Collect the lines of the entries where "document" shows up.
##### INPUT
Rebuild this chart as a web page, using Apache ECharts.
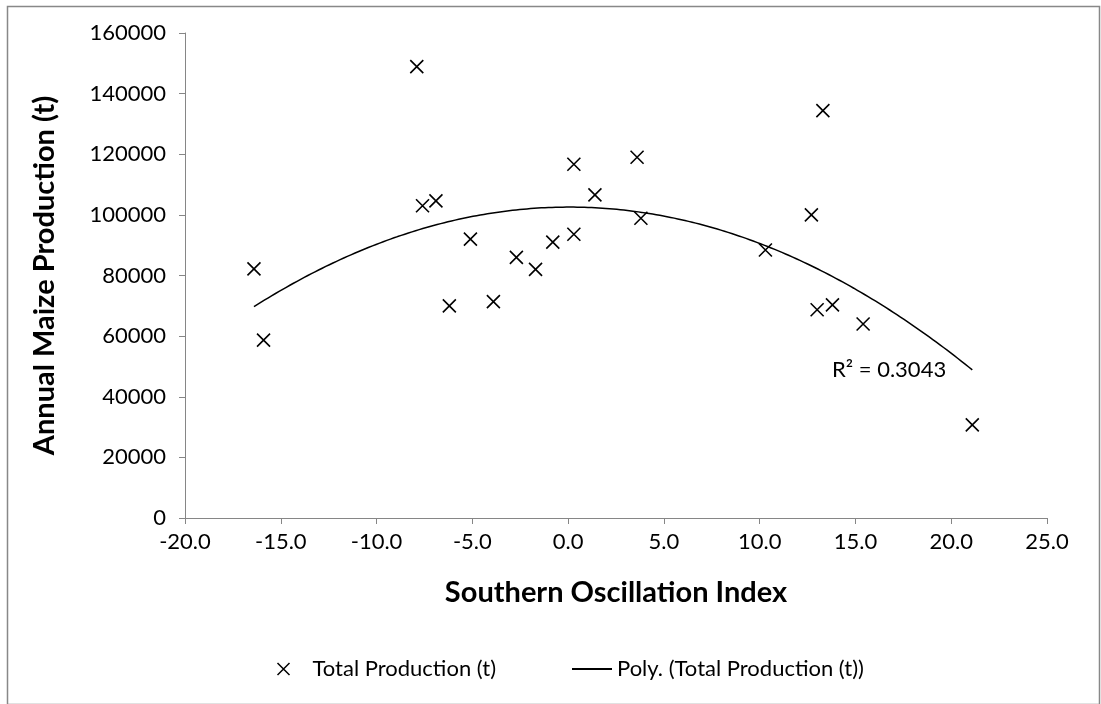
<!DOCTYPE html>
<html>
<head>
<meta charset="utf-8">
<script src="https://cdn.jsdelivr.net/npm/echarts@6/dist/echarts.min.js"></script>
<style>
html,body{margin:0;padding:0;background:#fff;}
#chart{width:1101px;height:704px;}
</style>
</head>
<body>
<div id="chart"></div>
<script>
// Southern Oscillation Index (x) and annual maize production (t)
const soi = [-16.4, -15.9, -7.9, -7.6, -6.9, -6.2, -5.1, -3.9, -2.7, -1.7, -0.8, 0.3, 0.3, 1.4, 3.6, 3.8, 10.3, 12.7, 13.0, 13.3, 13.8, 15.4, 21.1];
const production = [82200, 58700, 148900, 103000, 104600, 70000, 92000, 71400, 86000, 82000, 91000, 116700, 93600, 106600, 119000, 98900, 88400, 100000, 68700, 134400, 70300, 64000, 30700];
const xTicks = {min: -20, max: 25, interval: 5};
const yTicks = {min: 0, max: 160000, interval: 20000};
const seriesNames = ['Total Production (t)', 'Poly. (Total Production (t))'];
const r2Text = 'R² = 0.3043';

// least-squares quadratic fit (the trendline)
function quadFit(xs, ys) {
  let n = xs.length, sx=0, sx2=0, sx3=0, sx4=0, sy=0, sxy=0, sx2y=0;
  for (let i=0;i<n;i++){const x=xs[i], y=ys[i];
    sx+=x; sx2+=x*x; sx3+=x*x*x; sx4+=x*x*x*x; sy+=y; sxy+=x*y; sx2y+=x*x*y;}
  const M=[[n,sx,sx2,sy],[sx,sx2,sx3,sxy],[sx2,sx3,sx4,sx2y]];
  for (let c=0;c<3;c++){
    let p=c; for(let r=c+1;r<3;r++) if(Math.abs(M[r][c])>Math.abs(M[p][c])) p=r;
    [M[c],M[p]]=[M[p],M[c]];
    for(let r=0;r<3;r++){ if(r===c) continue; const f=M[r][c]/M[c][c];
      for(let k=c;k<4;k++) M[r][k]-=f*M[c][k]; }
  }
  return [M[0][3]/M[0][0], M[1][3]/M[1][1], M[2][3]/M[2][2]];
}
const coef = quadFit(soi, production);
const xMin = Math.min(...soi), xMax = Math.max(...soi);
const fitLine = [];
for (let i=0;i<=200;i++){ const x = xMin + (xMax-xMin)*i/200;
  fitLine.push([x, coef[0]+coef[1]*x+coef[2]*x*x]); }

const FONT = 'Lato';
const crossPath = 'path://M0,0 L10,10 M10,0 L0,10';
const chart = echarts.init(document.getElementById('chart'), null, {renderer:'canvas'});
chart.setOption({
  animation:false,
  backgroundColor:'#fff',
  textStyle:{fontFamily:FONT},
  grid:{left:185, right:54, top:33, bottom:186, containLabel:false},
  xAxis:{
    type:'value', min:xTicks.min, max:xTicks.max, interval:xTicks.interval,
    name:'Southern Oscillation Index', nameLocation:'middle', nameGap:60,
    nameTextStyle:{fontFamily:FONT, fontSize:29, fontWeight:'bold', color:'#000'},
    axisLine:{onZero:false, lineStyle:{color:'#868686', width:1}},
    axisTick:{show:true, inside:false, length:6, lineStyle:{color:'#868686'}},
    axisLabel:{margin:13, fontSize:22, color:'#000', fontFamily:FONT, formatter:v=>v.toFixed(1)},
    splitLine:{show:false}
  },
  yAxis:{
    type:'value', min:yTicks.min, max:yTicks.max, interval:yTicks.interval,
    name:'Annual Maize Production (t)', nameLocation:'middle', nameGap:126, nameRotate:90,
    nameTextStyle:{fontFamily:FONT, fontSize:29, fontWeight:'bold', color:'#000'},
    axisLine:{show:true, onZero:false, lineStyle:{color:'#868686', width:1}},
    axisTick:{show:true, inside:false, length:6, lineStyle:{color:'#868686'}},
    axisLabel:{margin:19, fontSize:22, color:'#000', fontFamily:FONT, formatter:v=>String(v)},
    splitLine:{show:false}
  },
  legend:[
    {data:[{name:seriesNames[0], icon:crossPath}], left:270, top:653, itemWidth:12, itemHeight:12, itemGap:10,
     textStyle:{fontSize:22, color:'#000', fontFamily:FONT, padding:[0,0,0,18]},
     itemStyle:{color:'none', borderColor:'#000', borderWidth:1.5}},
    {data:[{name:seriesNames[1], icon:'rect'}], left:567, top:653, itemWidth:40, itemHeight:2,
     textStyle:{fontSize:22, color:'#000', fontFamily:FONT},
     itemStyle:{color:'#000', borderWidth:0}}
  ],
  graphic:[
    {type:'rect', left:5, top:4, shape:{width:1092, height:698}, style:{fill:'none', stroke:'#888', lineWidth:1.5}, silent:true},
    {type:'text', left:832, top:359, style:{text:r2Text, font:'22px '+FONT, fill:'#000'}}
  ],
  series:[
    {name:seriesNames[0], type:'scatter', data:soi.map((x,i)=>[x,production[i]]),
     symbol:crossPath, symbolSize:13,
     itemStyle:{color:'none', borderColor:'#000', borderWidth:1.6, opacity:1}},
    {name:seriesNames[1], type:'line', data:fitLine, showSymbol:false, symbol:'none', smooth:false,
     lineStyle:{color:'#000', width:1.5}, itemStyle:{color:'#000'}, z:1}
  ]
});
</script>
</body>
</html>
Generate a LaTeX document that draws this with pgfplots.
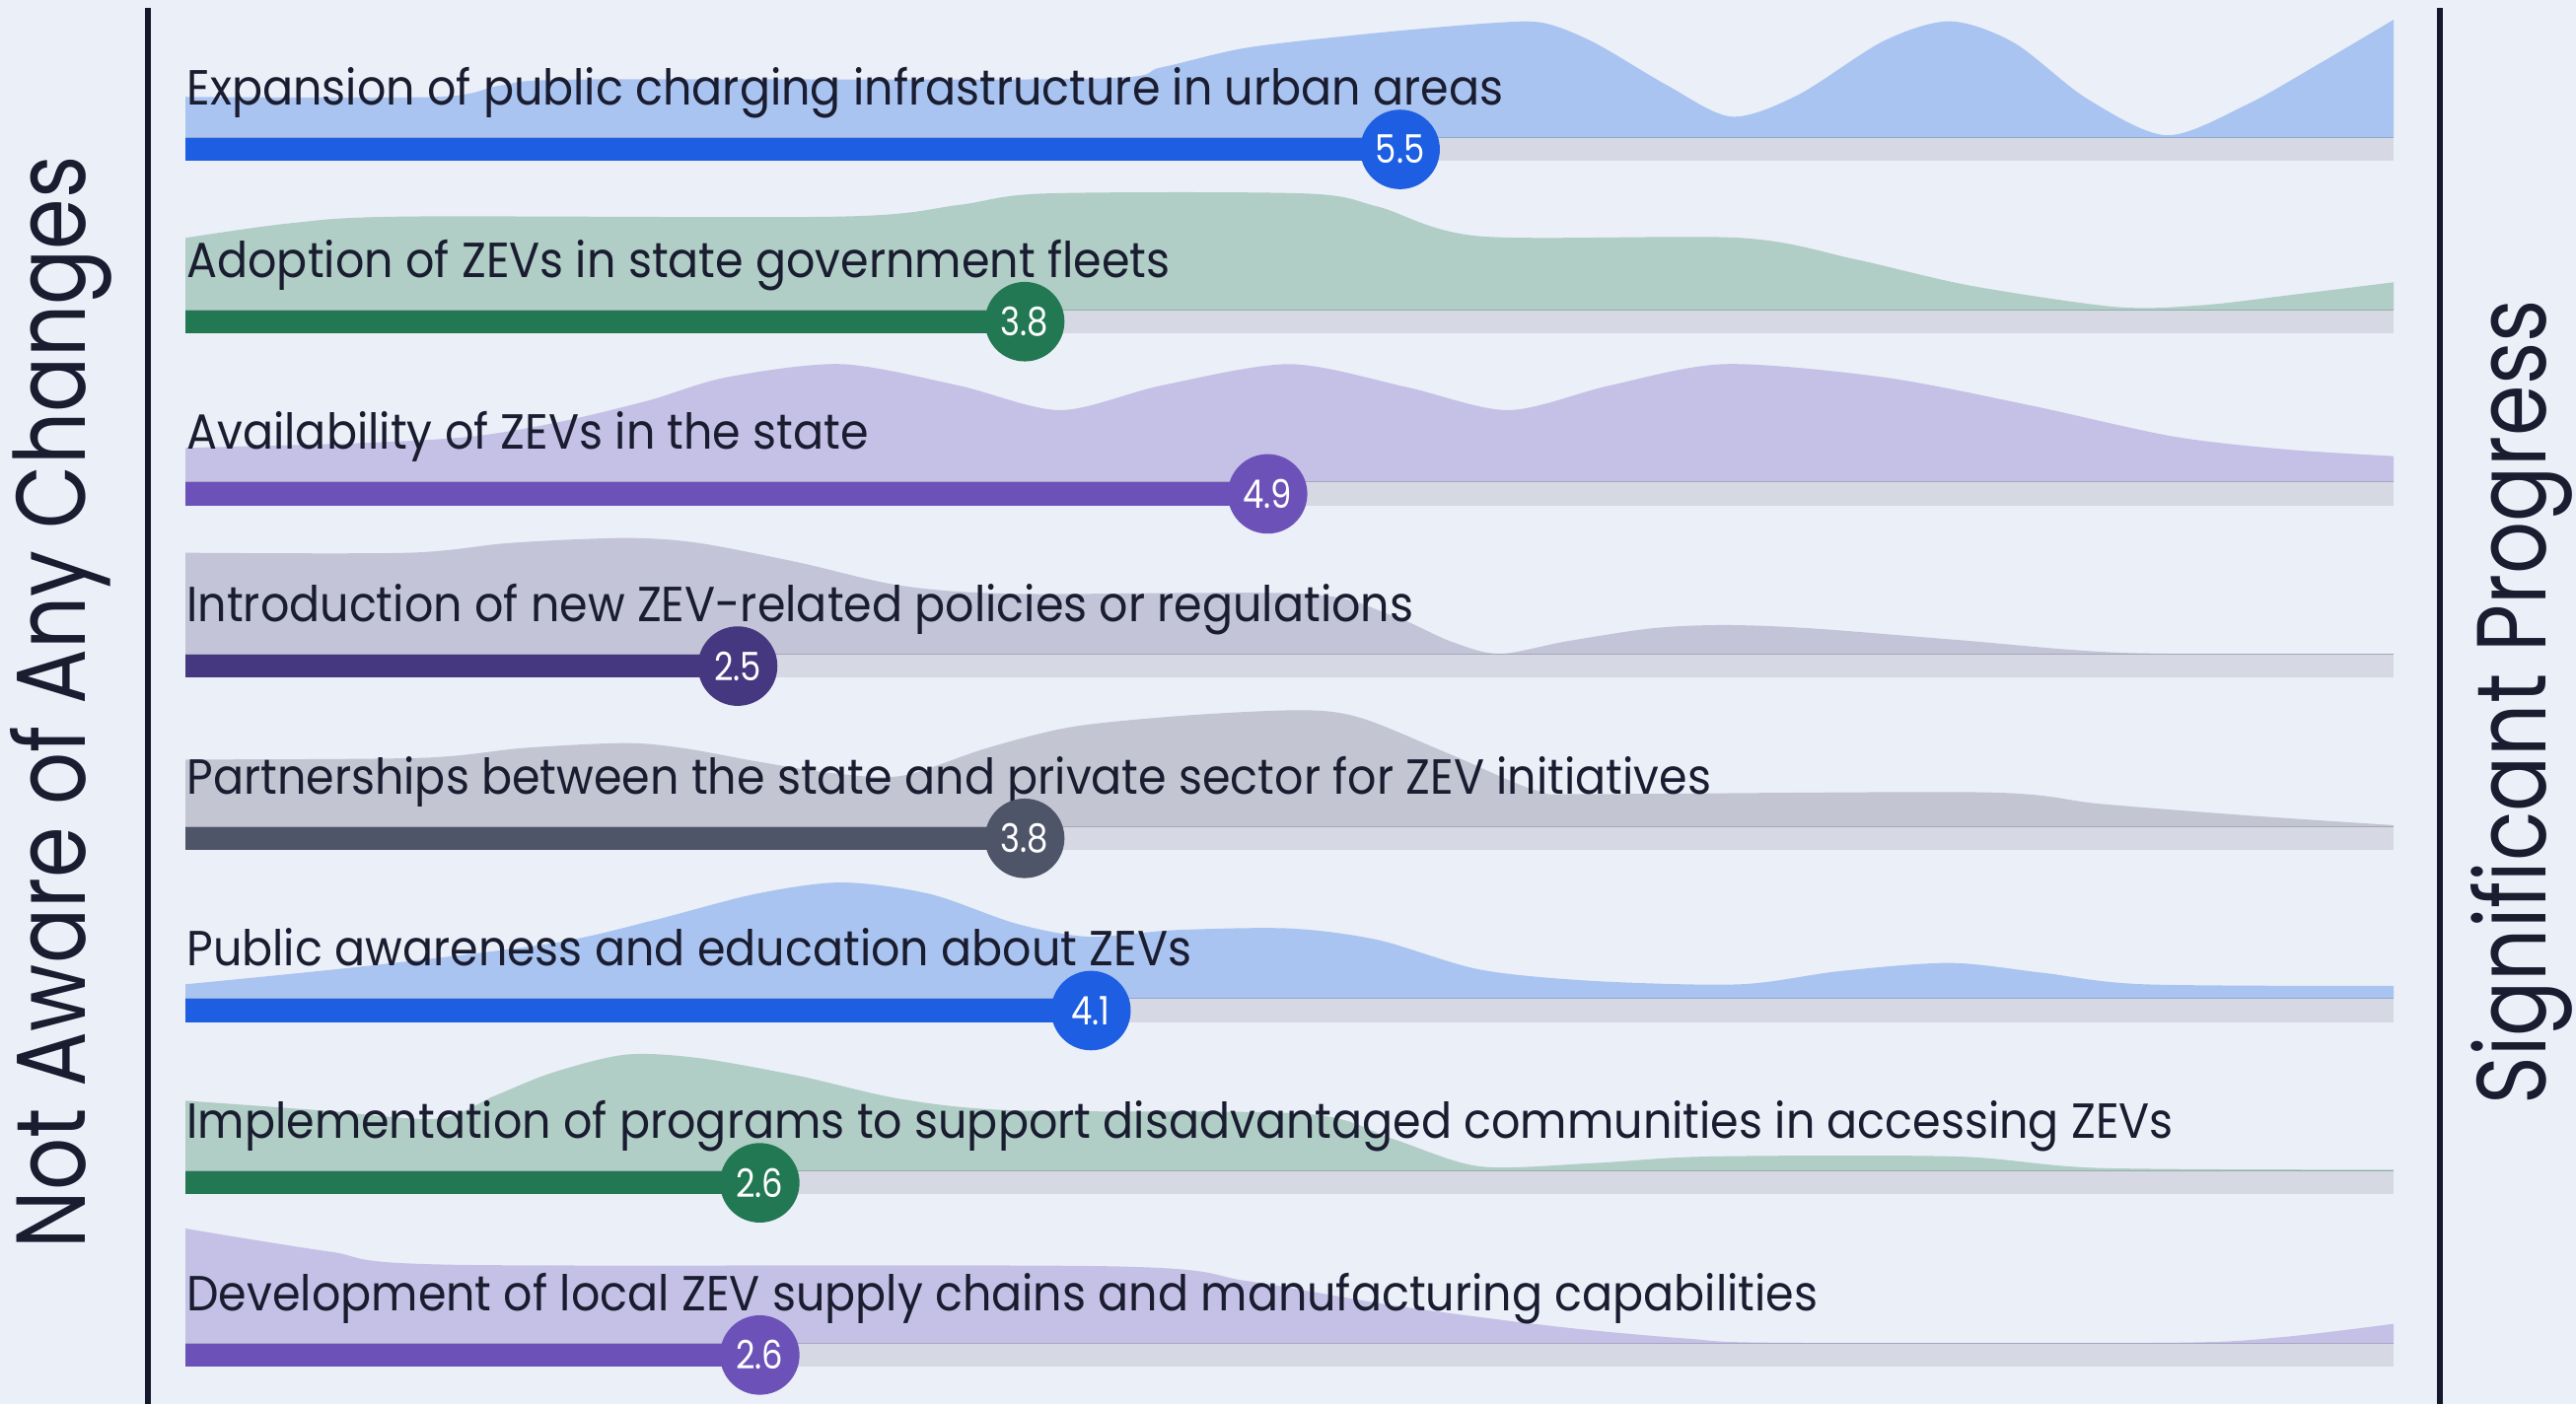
##########
* **FINAL RESULT**:
const chart = echarts.init(document.getElementById('chart'), null, {renderer:'canvas'});
Generate a LaTeX document that draws this with pgfplots.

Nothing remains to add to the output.